'''

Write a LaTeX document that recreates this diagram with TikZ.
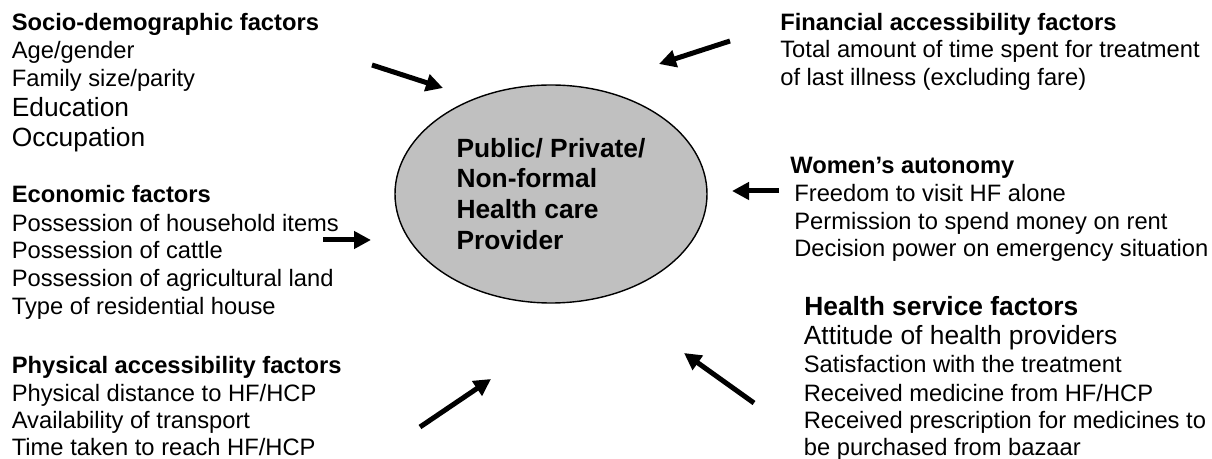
\documentclass[tikz,border=0pt]{standalone}
\usepackage{fontspec}
\setmainfont{Liberation Sans}
\usetikzlibrary{shapes.geometric,arrows.meta}

\definecolor{ovalgray}{RGB}{192,192,192}

\tikzset{
    fhead/.style={anchor=base west,inner sep=0pt,font=\fontsize{13.5}{16}\selectfont\bfseries},
    fline/.style={anchor=base west,inner sep=0pt,font=\fontsize{13.5}{16}\selectfont},
    fbig/.style={anchor=base west,inner sep=0pt,font=\fontsize{15}{18}\selectfont},
    fatarrow/.style={line width=0.1cm,-{Triangle[length=0.34cm,width=0.34cm]}}
}

\begin{document}
\begin{tikzpicture}
    \useasboundingbox (0,0) rectangle (24.24,9.18);

    \node[ellipse,draw,line width=0.8pt,fill=ovalgray,minimum width=6.24cm,minimum height=4.36cm,
        align=left,font=\fontsize{15}{17.6}\selectfont\bfseries] (provider) at (11.02,5.30)
        {Public/ Private/\\Non-formal\\Health care\\Provider};

    \node[fhead] (socioH) at (0.23,8.56) {Socio-demographic factors};
    \node[fline] (socio1) at (0.23,8.00) {Age/gender};
    \node[fline] (socio2) at (0.23,7.44) {Family size/parity};
    \node[fbig] (socio3) at (0.23,6.84) {Education};
    \node[fbig] (socio4) at (0.23,6.24) {Occupation};
    \coordinate (socioA) at (7.44,7.88);
    \coordinate (socioB) at (8.86,7.42);
    \draw[fatarrow] (socioA) -- (socioB);

    \node[fhead] (econH) at (0.23,5.12) {Economic factors};
    \node[fline] (econ1) at (0.23,4.54) {Possession of household items};
    \node[fline] (econ2) at (0.23,4.00) {Possession of cattle};
    \node[fline] (econ3) at (0.23,3.44) {Possession of agricultural land};
    \node[fline] (econ4) at (0.23,2.88) {Type of residential house};
    \coordinate (econA) at (6.46,4.38);
    \coordinate (econB) at (7.42,4.38);
    \draw[fatarrow] (econA) -- (econB);

    \node[fhead] (physH) at (0.23,1.70) {Physical accessibility factors};
    \node[fline] (phys1) at (0.23,1.14) {Physical distance to HF/HCP};
    \node[fline] (phys2) at (0.23,0.60) {Availability of transport};
    \node[fline] (phys3) at (0.23,0.06) {Time taken to reach HF/HCP};
    \coordinate (physA) at (8.40,0.64);
    \coordinate (physB) at (9.82,1.60);
    \draw[fatarrow] (physA) -- (physB);

    \node[fhead] (finH) at (15.60,8.56) {Financial accessibility factors};
    \node[fline] (fin1) at (15.60,8.02) {Total amount of time spent for treatment};
    \node[fline] (fin2) at (15.60,7.46) {of last illness (excluding fare)};
    \coordinate (finA) at (14.60,8.36);
    \coordinate (finB) at (13.18,7.90);
    \draw[fatarrow] (finA) -- (finB);

    \node[fhead] (womenH) at (15.80,5.70) {Women’s autonomy};
    \node[fline] (women1) at (15.88,5.14) {Freedom to visit HF alone};
    \node[fline] (women2) at (15.88,4.58) {Permission to spend money on rent};
    \node[fline] (women3) at (15.88,4.04) {Decision power on emergency situation};
    \coordinate (womenA) at (15.58,5.36);
    \coordinate (womenB) at (14.64,5.36);
    \draw[fatarrow] (womenA) -- (womenB);

    \node[fbig,font=\fontsize{15}{18}\selectfont\bfseries] (servH) at (16.08,2.86) {Health service factors};
    \node[fbig] (serv1) at (16.07,2.28) {Attitude of health providers};
    \node[fline] (serv2) at (16.07,1.72) {Satisfaction with the treatment};
    \node[fline] (serv3) at (16.07,1.14) {Received medicine from HF/HCP};
    \node[fline] (serv4) at (16.07,0.60) {Received prescription for medicines to};
    \node[fline] (serv5) at (16.07,0.06) {be purchased from bazaar};
    \coordinate (servA) at (15.08,1.12);
    \coordinate (servB) at (13.68,2.12);
    \draw[fatarrow] (servA) -- (servB);
\end{tikzpicture}
\end{document}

'''

**Do this**
Without including any pictures, print all of the material exactly as given.

**Task result**
Write a LaTeX document that recreates this diagram with TikZ.
\documentclass[tikz,border=0pt]{standalone}
\usepackage{fontspec}
\setmainfont{Liberation Sans}
\usetikzlibrary{shapes.geometric,arrows.meta}

\definecolor{ovalgray}{RGB}{192,192,192}

\tikzset{
    fhead/.style={anchor=base west,inner sep=0pt,font=\fontsize{13.5}{16}\selectfont\bfseries},
    fline/.style={anchor=base west,inner sep=0pt,font=\fontsize{13.5}{16}\selectfont},
    fbig/.style={anchor=base west,inner sep=0pt,font=\fontsize{15}{18}\selectfont},
    fatarrow/.style={line width=0.1cm,-{Triangle[length=0.34cm,width=0.34cm]}}
}

\begin{document}
\begin{tikzpicture}
    \useasboundingbox (0,0) rectangle (24.24,9.18);

    \node[ellipse,draw,line width=0.8pt,fill=ovalgray,minimum width=6.24cm,minimum height=4.36cm,
        align=left,font=\fontsize{15}{17.6}\selectfont\bfseries] (provider) at (11.02,5.30)
        {Public/ Private/\\Non-formal\\Health care\\Provider};

    \node[fhead] (socioH) at (0.23,8.56) {Socio-demographic factors};
    \node[fline] (socio1) at (0.23,8.00) {Age/gender};
    \node[fline] (socio2) at (0.23,7.44) {Family size/parity};
    \node[fbig] (socio3) at (0.23,6.84) {Education};
    \node[fbig] (socio4) at (0.23,6.24) {Occupation};
    \coordinate (socioA) at (7.44,7.88);
    \coordinate (socioB) at (8.86,7.42);
    \draw[fatarrow] (socioA) -- (socioB);

    \node[fhead] (econH) at (0.23,5.12) {Economic factors};
    \node[fline] (econ1) at (0.23,4.54) {Possession of household items};
    \node[fline] (econ2) at (0.23,4.00) {Possession of cattle};
    \node[fline] (econ3) at (0.23,3.44) {Possession of agricultural land};
    \node[fline] (econ4) at (0.23,2.88) {Type of residential house};
    \coordinate (econA) at (6.46,4.38);
    \coordinate (econB) at (7.42,4.38);
    \draw[fatarrow] (econA) -- (econB);

    \node[fhead] (physH) at (0.23,1.70) {Physical accessibility factors};
    \node[fline] (phys1) at (0.23,1.14) {Physical distance to HF/HCP};
    \node[fline] (phys2) at (0.23,0.60) {Availability of transport};
    \node[fline] (phys3) at (0.23,0.06) {Time taken to reach HF/HCP};
    \coordinate (physA) at (8.40,0.64);
    \coordinate (physB) at (9.82,1.60);
    \draw[fatarrow] (physA) -- (physB);

    \node[fhead] (finH) at (15.60,8.56) {Financial accessibility factors};
    \node[fline] (fin1) at (15.60,8.02) {Total amount of time spent for treatment};
    \node[fline] (fin2) at (15.60,7.46) {of last illness (excluding fare)};
    \coordinate (finA) at (14.60,8.36);
    \coordinate (finB) at (13.18,7.90);
    \draw[fatarrow] (finA) -- (finB);

    \node[fhead] (womenH) at (15.80,5.70) {Women’s autonomy};
    \node[fline] (women1) at (15.88,5.14) {Freedom to visit HF alone};
    \node[fline] (women2) at (15.88,4.58) {Permission to spend money on rent};
    \node[fline] (women3) at (15.88,4.04) {Decision power on emergency situation};
    \coordinate (womenA) at (15.58,5.36);
    \coordinate (womenB) at (14.64,5.36);
    \draw[fatarrow] (womenA) -- (womenB);

    \node[fbig,font=\fontsize{15}{18}\selectfont\bfseries] (servH) at (16.08,2.86) {Health service factors};
    \node[fbig] (serv1) at (16.07,2.28) {Attitude of health providers};
    \node[fline] (serv2) at (16.07,1.72) {Satisfaction with the treatment};
    \node[fline] (serv3) at (16.07,1.14) {Received medicine from HF/HCP};
    \node[fline] (serv4) at (16.07,0.60) {Received prescription for medicines to};
    \node[fline] (serv5) at (16.07,0.06) {be purchased from bazaar};
    \coordinate (servA) at (15.08,1.12);
    \coordinate (servB) at (13.68,2.12);
    \draw[fatarrow] (servA) -- (servB);
\end{tikzpicture}
\end{document}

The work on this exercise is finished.